At first glance the works of Anne Carnein and Chris Duncan might appear to have little in common. Carnein’s sculpture is organic, literally rooted, often colored in umber shades. The materials – cloth and thread – seem natural, and intended to reflect nature. Like plants, the sculptures search out the light or push their way down into the earth.
Duncan’s work in paper, cardboard and resin is bright and artificially colored. The surfaces are shiny and industrial. The sculptures start from the floor and lurch or twist up. The forms originate in geometry and the language of constructed sculpture. What do they have to do with nature, and what do they have to do with Anne Carnein’s work?
Well…both artists have a studio-based practice. Both make objects that are hand built and mostly low-tech. Their sculptures are constructed, assembled from parts. They emphasize materiality. In Carnein’s sculptures, close inspection reveals a patchwork of fabric, color, and detailed stitching, creating surfaces and forms far more complex than they first appear. Duncan’s sculptures have torn and cut edges and visible hardware located casually throughout. Color is layered on, and surfaces switch from painted and epoxied to raw and exposed.
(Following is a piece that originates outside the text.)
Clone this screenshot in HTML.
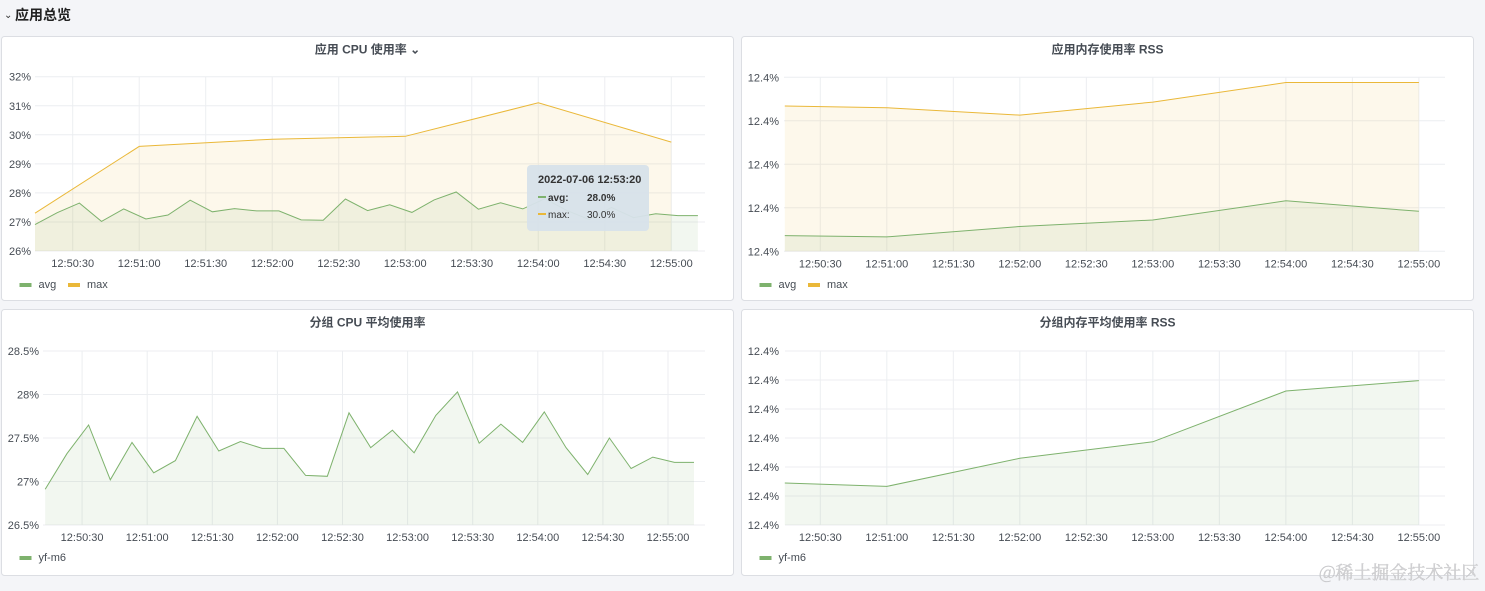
<!DOCTYPE html>
<html><head><meta charset="utf-8">
<style>
html,body{margin:0;padding:0;background:#f4f5f8;}
svg{display:block;font-family:"Liberation Sans","Noto Sans CJK SC",sans-serif;}
</style></head>
<body>
<svg id="root" width="1485" height="591" viewBox="0 0 1485 591" xmlns="http://www.w3.org/2000/svg">
<rect x="0" y="0" width="1485" height="591" fill="#f4f5f8"/>
<g>
<text x="4" y="18" font-size="10" fill="#333">⌄</text>
<text x="15" y="20" font-size="14" font-weight="bold" fill="#222">应用总览</text>
</g>
</svg>
<script>
// ---------- data ----------
const cpuTimes = [13,23,33,43,53,63,73,83,93,103,113,123,133,143,153,163,173,183,193,203,213,223,233,243,253,263,273,283,293,303,312];
const cpuAvg = [26.91,27.32,27.65,27.02,27.45,27.10,27.24,27.75,27.35,27.46,27.38,27.38,27.07,27.06,27.79,27.39,27.59,27.33,27.76,28.03,27.44,27.66,27.45,27.80,27.39,27.08,27.50,27.15,27.28,27.22,27.22];
const cpuMaxTimes = [13,60,120,180,240,300];
const cpuMax = [27.30,29.60,29.85,29.95,31.10,29.75];
const memTimes = [14,60,120,180,240,300];
const memMax = [12.400334,12.400330,12.400313,12.400343,12.400388,12.400388];
const memAvg = [12.400036,12.400033,12.400057,12.400072,12.400116,12.400092];
const grpMem = [12.400145,12.400133,12.400230,12.400287,12.400462,12.400498];
const xTickTimes = [30,60,90,120,150,180,210,240,270,300];
const xTickLabels = ["12:50:30","12:51:00","12:51:30","12:52:00","12:52:30","12:53:00","12:53:30","12:54:00","12:54:30","12:55:00"];
const cpuTicks = [26,27,28,29,30,31,32];
const cpuTickLabels = ["26%","27%","28%","29%","30%","31%","32%"];
const grpCpuTicks = [26.5,27,27.5,28,28.5];
const grpCpuTickLabels = ["26.5%","27%","27.5%","28%","28.5%"];
const memTicks = [12.4000,12.4001,12.4002,12.4003,12.4004];
const grpMemTicks = [12.4000,12.4001,12.4002,12.4003,12.4004,12.4005,12.4006];

const NS="http://www.w3.org/2000/svg";
const root=document.getElementById('root');
function mk(tag,attrs,parent){const e=document.createElementNS(NS,tag);for(const k in attrs)e.setAttribute(k,attrs[k]);(parent||root).appendChild(e);return e;}
const GREEN="#7eb26d",YELLOW="#eab839";

function panel(cfg){
  const g=mk('g',{});
  
  
  const bg=mk('rect',{x:cfg.px,y:cfg.py,width:cfg.pw,height:cfg.ph,rx:3,fill:'#fff',stroke:'#dcdee3'},g);
  
  
  const t=mk('text',{x:cfg.px+cfg.pw/2,y:cfg.py+17,'text-anchor':'middle','font-size':12,'font-weight':'bold',fill:'#464c54'},g);
  t.textContent=cfg.title;
  
  
  const xs=t0=>cfg.x30+(t0-30)*cfg.xPer;
  const ys=v=>cfg.yB+(v-cfg.yMin)/(cfg.yMax-cfg.yMin)*(cfg.yT-cfg.yB);
  const grid=mk('g',{},g);
  
  
  cfg.yTicks.forEach((v,i)=>{
    const y=ys(v);
    const l=mk('line',{x1:cfg.left,x2:cfg.right,y1:y,y2:y,stroke:'#eceef1'},grid);
    
    
    const tx=mk('text',{x:cfg.labelRight,y:y+4,'text-anchor':'end','font-size':11,fill:'#464c54'},g);
    tx.textContent=cfg.yLabels[i];
    
    
  });
  xTickTimes.forEach((tt,i)=>{
    const x=xs(tt);
    const l=mk('line',{x1:x,x2:x,y1:cfg.yT,y2:cfg.yB,stroke:'#eceef1'},grid);
    
    
    const tx=mk('text',{x:x,y:cfg.yB+16,'text-anchor':'middle','font-size':11,fill:'#464c54'},g);
    tx.textContent=xTickLabels[i];
    
    
  });
  cfg.series.forEach(s=>{
    const pts=s.times.map((tt,i)=>[xs(tt),ys(s.values[i])]);
    const d=pts.map((p,i)=>(i?'L':'M')+p[0].toFixed(1)+' '+p[1].toFixed(1)).join(' ');
    const area=mk('path',{d:d+' L'+pts[pts.length-1][0].toFixed(1)+' '+cfg.yB+' L'+pts[0][0].toFixed(1)+' '+cfg.yB+' Z',fill:s.color,'fill-opacity':0.1},g);
    
    
    const line=mk('path',{d:d,fill:'none',stroke:s.color,'stroke-width':1},g);
    
    
  });
  let lx=cfg.px+18;
  cfg.legend.forEach(s=>{
    const lg=mk('g',{},g);
    
    
    mk('rect',{x:lx,y:cfg.legendY-3,width:12,height:4,fill:s.color},lg);
    const tx=mk('text',{x:lx+19,y:cfg.legendY+2,'font-size':11,fill:'#464c54'},lg);
    tx.textContent=s.label;
    lx+=19+s.label.length*6.5+10;
  });
}

const fmtMem=v=>v.toFixed(1)+'%';
panel({name:'app-cpu-panel',title:'应用 CPU 使用率 ⌄',px:1.5,py:36.5,pw:732,ph:264,
  x30:72.7,xPer:2.217,left:35,right:705,yT:76.7,yB:251,yMin:26,yMax:32,
  yTicks:cpuTicks,yLabels:cpuTickLabels,labelRight:31,legendY:286,
  series:[{label:'max',times:cpuMaxTimes,values:cpuMax,color:YELLOW},{label:'avg',times:cpuTimes,values:cpuAvg,color:GREEN}],
  legend:[{label:'avg',color:GREEN},{label:'max',color:YELLOW}]});
panel({name:'app-memory-panel',title:'应用内存使用率 RSS',px:741.5,py:36.5,pw:732,ph:264,
  x30:820.3,xPer:2.217,left:784,right:1445,yT:77.3,yB:251.3,yMin:12.4,yMax:12.4004,
  yTicks:memTicks,yLabels:memTicks.map(fmtMem),labelRight:779,legendY:286,
  series:[{label:'max',times:memTimes,values:memMax,color:YELLOW},{label:'avg',times:memTimes,values:memAvg,color:GREEN}],
  legend:[{label:'avg',color:GREEN},{label:'max',color:YELLOW}]});
panel({name:'group-cpu-panel',title:'分组 CPU 平均使用率',px:1.5,py:309.5,pw:732,ph:266,
  x30:82.1,xPer:2.17,left:43,right:705,yT:351,yB:525,yMin:26.5,yMax:28.5,
  yTicks:grpCpuTicks,yLabels:grpCpuTickLabels,labelRight:39,legendY:559,
  series:[{label:'yf-m6',times:cpuTimes,values:cpuAvg,color:GREEN}],
  legend:[{label:'yf-m6',color:GREEN}]});
panel({name:'group-memory-panel',title:'分组内存平均使用率 RSS',px:741.5,py:309.5,pw:732,ph:266,
  x30:820.3,xPer:2.217,left:785,right:1445,yT:351,yB:525,yMin:12.4,yMax:12.4006,
  yTicks:grpMemTicks,yLabels:grpMemTicks.map(fmtMem),labelRight:779,legendY:559,
  series:[{label:'yf-m6',times:memTimes,values:grpMem,color:GREEN}],
  legend:[{label:'yf-m6',color:GREEN}]});

// tooltip
const tip=mk('g',{});


mk('rect',{x:527,y:165,width:122,height:66,rx:4,fill:'#d7e1ea','fill-opacity':0.95},tip);
const tt1=mk('text',{x:538,y:183,'font-size':11,'font-weight':'bold',fill:'#333'},tip);tt1.textContent='2022-07-06 12:53:20';
mk('rect',{x:538,y:196,width:8,height:2,fill:GREEN},tip);
const tt2=mk('text',{x:548,y:201,'font-size':10,'font-weight':'bold',fill:'#333'},tip);tt2.textContent='avg:';
const tt3=mk('text',{x:587,y:201,'font-size':10,'font-weight':'bold',fill:'#333'},tip);tt3.textContent='28.0%';
mk('rect',{x:538,y:213,width:8,height:2,fill:YELLOW},tip);
const tt4=mk('text',{x:548,y:218,'font-size':10,fill:'#333'},tip);tt4.textContent='max:';
const tt5=mk('text',{x:587,y:218,'font-size':10,fill:'#333'},tip);tt5.textContent='30.0%';

const wm=mk('text',{x:1319,y:579,'font-size':18,fill:'#d4d4d6',stroke:'#bfbfc2','stroke-width':0.3,'font-family':'"Noto Serif CJK SC","Liberation Serif",serif'});
wm.textContent='@稀土掘金技术社区';


</script>
</body></html>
Both artists work and re-work materials and images looking for a structure that’s visually satisfying, layered, and open to different meanings. Both create sculptures that are intended to encompass and perhaps evoke feelings, sensations, memories. You could say that both artists value a kind of tension between the raw and the cooked. They each require an immediacy in their particular working process that allows for response to the way a work looks and feels; to qualities of gravity, balance, and surface that make sense visually, physically and emotionally. They value both rationality and passion, structure and gesture. And in the end they each want to be at least a little bit surprised.